Sales across all ticket types now stop once the combined total reaches your capacity.
How the shared pool works
Shopify tracks inventory per variant, with no native shared pool. Event Ticketing simulates one: each ticket type’s Shopify variant is stocked at the full capacity, and selling any one type decrements every other type by the same amount. Sell 5 VIP and the available General, Child, and Senior counts each drop by 5 too — so the combined total can’t exceed the cap.
A side effect: the inventory shown in Shopify is larger than your capacity. It’s multiplied by the number of ticket types. Capacity 100 with two ticket types shows 200 total in Shopify (100 per variant); three types show 300. This is expected — the pool is enforced by the synchronized decrement, not by the displayed number.
Don’t create a ticket type to represent a date or arrival slot. For multiple dates, add Dates to the event instead — otherwise the shared pool won’t behave as expected.
Per-date capacity
On a multi-date or recurring event, capacity applies to each date. Set capacity to 100 across five dates and you’re selling 100 per date — 500 total. To override a single date, edit that date and set its own Capacity value; left blank, the date uses the event-level capacity.
Related articles
- One-time event — create the event capacity sits on.
- Multi-date event — how per-date capacity applies.
- Adjusting inventory and prices — change stock on a live event.
- Purchase limits — cap how many one customer can buy.
FAQ
Why is the Inventory field greyed out?
Capacity is on. The shared Capacity value replaces per-type inventory, so each ticket type’s Inventory field shows - and can’t be edited. Uncheck Set total capacity? to set per-type inventory again.
Can the event oversell?
Yes — the app warns that overselling is possible and that the feature is not bulletproof. The synchronized decrement across the other ticket types happens as each order is processed, so a single cart can momentarily exceed the cap (for example, adding the full capacity of two different types at once). Lower the risk with purchase limits.
Should I use capacity with only one ticket type?
No. With one ticket type the Shopify inventory just equals the capacity and there’s no pool to share — set the ticket’s Inventory instead.

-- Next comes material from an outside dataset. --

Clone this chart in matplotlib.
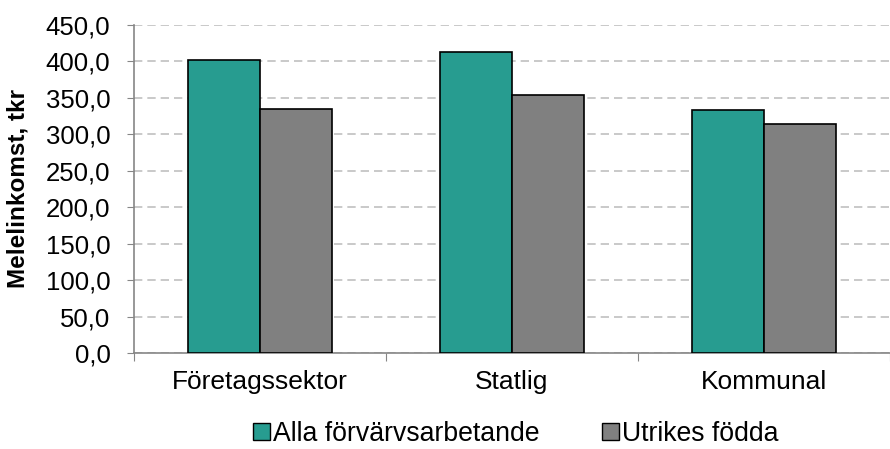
import matplotlib.pyplot as plt
import numpy as np
from matplotlib.ticker import FuncFormatter
from matplotlib.patches import Patch

plt.rcParams['font.family'] = ['Liberation Sans', 'DejaVu Sans']

categories = ["Företagssektor", "Statlig", "Kommunal"]
alla = [402.3, 413.6, 333.0]
utrikes = [335.0, 354.0, 313.6]
series_names = ["Alla förvärvsarbetande", "Utrikes födda"]

fig = plt.figure(figsize=(8.9, 4.49), dpi=100)
ax = fig.add_axes([134 / 890, 1 - 353 / 449, 756 / 890, 328 / 449])

x = np.arange(len(categories))
w = 0.287
ax.bar(x - w / 2, alla, w, color="#279C90", edgecolor="black", linewidth=1.2, zorder=3)
ax.bar(x + w / 2, utrikes, w, color="#808080", edgecolor="black", linewidth=1.2, zorder=3)

ax.set_xlim(-0.5, 2.47)
ax.set_ylim(0, 450)
ax.set_yticks(np.arange(0, 451, 50))
ax.yaxis.set_major_formatter(FuncFormatter(lambda v, p: f"{v:.1f}".replace(".", ",")))
ax.yaxis.grid(True, linestyle=(0, (5, 3)), color="#c0c0c0", linewidth=1.2, zorder=0)

# category ticks between groups, labels centred under each group
ax.set_xticks([-0.5, 0.5, 1.5, 2.5])
ax.set_xticklabels([])
ax.set_xticks(x, minor=True)
ax.set_xticklabels(categories, minor=True, fontsize=19)
ax.tick_params(axis="x", which="minor", length=0, pad=12)
ax.tick_params(axis="x", which="major", length=6, color="#868686", direction="out")
ax.tick_params(axis="y", length=5, color="#868686", labelsize=18.5, pad=12)

for s in ["top", "right"]:
    ax.spines[s].set_visible(False)
for s in ["left", "bottom"]:
    ax.spines[s].set_color("#868686")
    ax.spines[s].set_linewidth(1.2)

ax.set_ylabel("Melelinkomst, tkr", fontsize=17.5, fontweight="bold")
ax.yaxis.set_label_coords(-104 / 756, 0.5)

handles = [Patch(facecolor="#279C90", edgecolor="black"),
           Patch(facecolor="#808080", edgecolor="black")]
fig.legend(handles, series_names, loc="center", bbox_to_anchor=(516 / 890, 1 - 434 / 449),
           ncol=2, frameon=False, fontsize=19.2, handlelength=0.63, handleheight=0.63,
           handletextpad=0.12, columnspacing=2.35, borderpad=0)

fig.savefig("out.png", dpi=100)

Why does Shopify show more inventory than my capacity?
Each ticket type’s variant is stocked at the full capacity, so the displayed total is your capacity times the number of ticket types. The pool is still enforced by the synchronized decrement across variants.
Is there a limit on ticket types and dates?
A variant is the combination of ticket type and date, and the app caps an event at 250 variants. Above 100 variants, the event is split across multiple Shopify products (a single Shopify product holds up to 100), so a large multi-date event becomes several linked products. The Shopify preview checks this before you save and flags an event that would exceed the limit.